Cosa succede ad Apple? Come aveva detto lo stesso Steve Jobs parlando un paio di mesi fa alla conferenza All Things Digital insieme a Bill Gates, la cosa che l’azienda più invidiava alla concorrente-amica Microsoft è la capacità di fare alleanze. Apple ha sempre cercato di fare tutto da sola, “the whole banana”, per citare l’espressione colloquiale di Jobs. Da un po’ di tempo, però, le cose non sono più così.
Sarà perché probabilmente per sopravvivere ai tempi di NeXT Steve Jobs ha dovuto dialogare con parecchie imprese, oppure perché passati i trent’anni ha iniziato ad entrare in modo più “morbido” in relazione con le altre aziende, ovvero l’esperienza di Pixar, cioè quella della Hollywood Economy (che si basa su un approccio di “produzione” con soggetti diversi che confluiscono anziché su un grande soggetto e i suoi sub-appaltatori) gli devono aver fatto capire che se hai qualche “amico” è meglio.
Il primo, paradossalmente è stato Bill Gates, nel 1997: un po’ di soldi per tenere a galla il titolo di Apple e soprattutto la garanzia, quando Steve Jobs è tornato alla guida dell’azienda, che i due prodotti chiave, cioè Office e Internet Explorer, sarebbero stati al centro. Poi il lungo, difficile e tormentato nodo dell’alleanza con Motorola e Ibm. Le due aziende, che dovevano fornire i “motori” dei Mac sotto forma dei processori PowerPC nati nell’alleanza AIM, nel tempo hanno mostrato di avere agende diverse da quella di un produttore come Apple di personal computer. Da qui la decisione di trovare un alleato come Intel, fortemente in cerca di un ritorno di immagine durante un periodo difficile culminante nella scontro anche legale con Amd (vedi le cause anti-trust) e il bisogno di recuperare focus sulle tecnologie dopo che la relativamente piccola azienda guidata da Hector Ruiz aveva mostrato di essere in grado di competere sul serio nelle tecnologie a 32 e 64 bit.
Poi, altre alleanze più “sottili”. Come ad esempio il lavoro per coinvolgere le grandi major discografiche prima e cinematografiche poi nel progetto dell’iTunes Store. Nato come esperimento limitato alla piattaforma Mac, con l’allargarsi dell’iPod anche a quella Pc e il conseguente successo globale, sono stati accordi paragonabili a quello stretto da Bill Gates a suo tempo con Ibm per il sistema operativo standard (l’Ms-Dos, ricordate?) dei Pc-compatibili.

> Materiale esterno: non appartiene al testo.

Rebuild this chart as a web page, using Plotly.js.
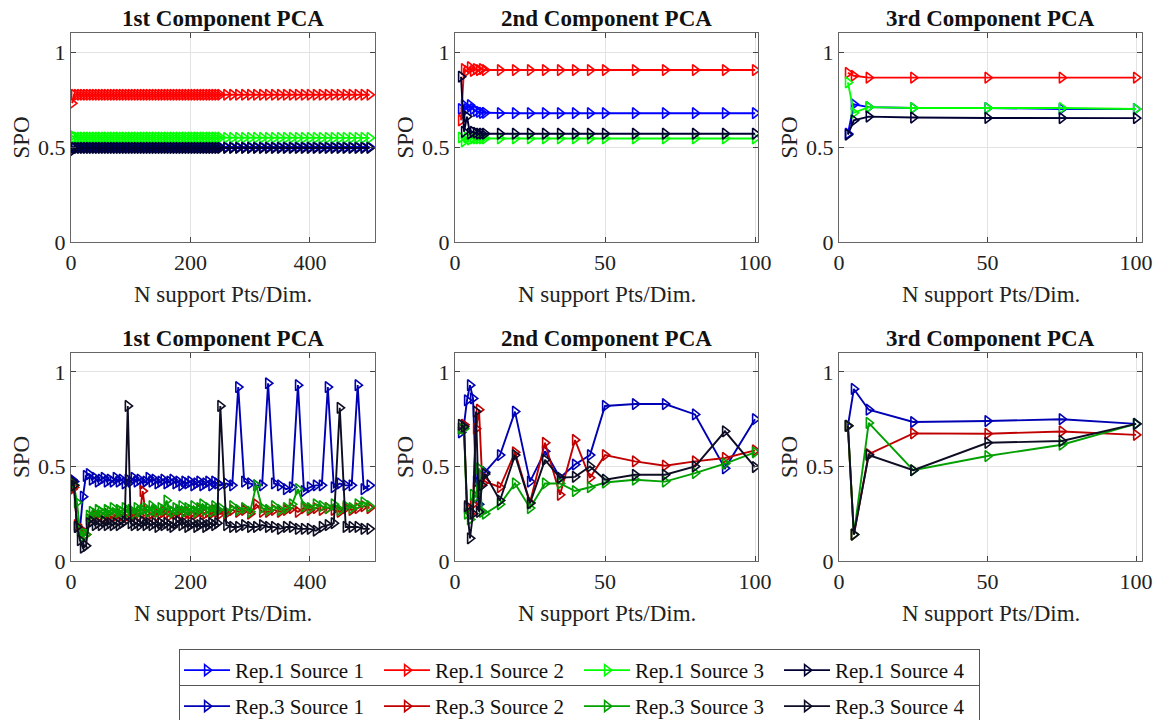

Ma ce n’è di più. Alleanze un po’ più freddine rispetto al passato con Adobe, che aveva mostrato la fin troppo chiara intenzione di competere con Apple per i software base di creatività e di non garantire un adeguato supporto per la piattaforma Mac. Il problema è superato, però il primato del Mac rispetto alla suite di Adobe – che tra l’altro dopo l’acquisto di Macromedia ha una situazione di controllo assoluto su intere aree della produttività digitale – ancora non si vede e quindi l’alleanza rimane “freddina”.
Nuovi soggetti. Ad esempio, per il lavoro con l’iPhone la partnership a tre con At&T, Yahoo! e Google è chiarissima. E se Yahoo! sembra tirato dentro più che altro per un motivo di presenza, quasi per “fare numero”, il rapporto con At&T sarà suscettibile di numerosi affinamenti (non è stata ottima la performance di vendita nei negozi del carrier americano, dove pare che alcuni franchise abbiano sconsigliato l’iPhone perché con margini per loro minori rispetto alla vendita di altri apparecchi), Google invece ha una posizione preminente.
Tant’è che la collaborazione, forte anche della presenza del Ceo di Google Eric Schmidt nel consiglio di amministrazione di Apple, continua in maniera serena: un po’ di codice dentro la nuova versione di iWeb e si possono ad esempio mettere le mappe di Google dentro il programma, oppure la pubblicità degli AdSense. E altro codice dentro il nuovo iMovie e si possono pubblicare i filmati montati in venti minuti con risultati notevoli direttamente dentro YouTube (che peraltro è presente anche dentro iPhone). Alleanze, nuovi amici, servizi di back-end che possono essere utilizzati dai prodotti Apple, guadagno condiviso.
Apple ha imparato la lezione che sul mercato non si sta da soli, a quanto pare. E la scelta dei suoi alleati sarà uno degli elementi chiave del successo o dell’insuccesso nei prossimi anni.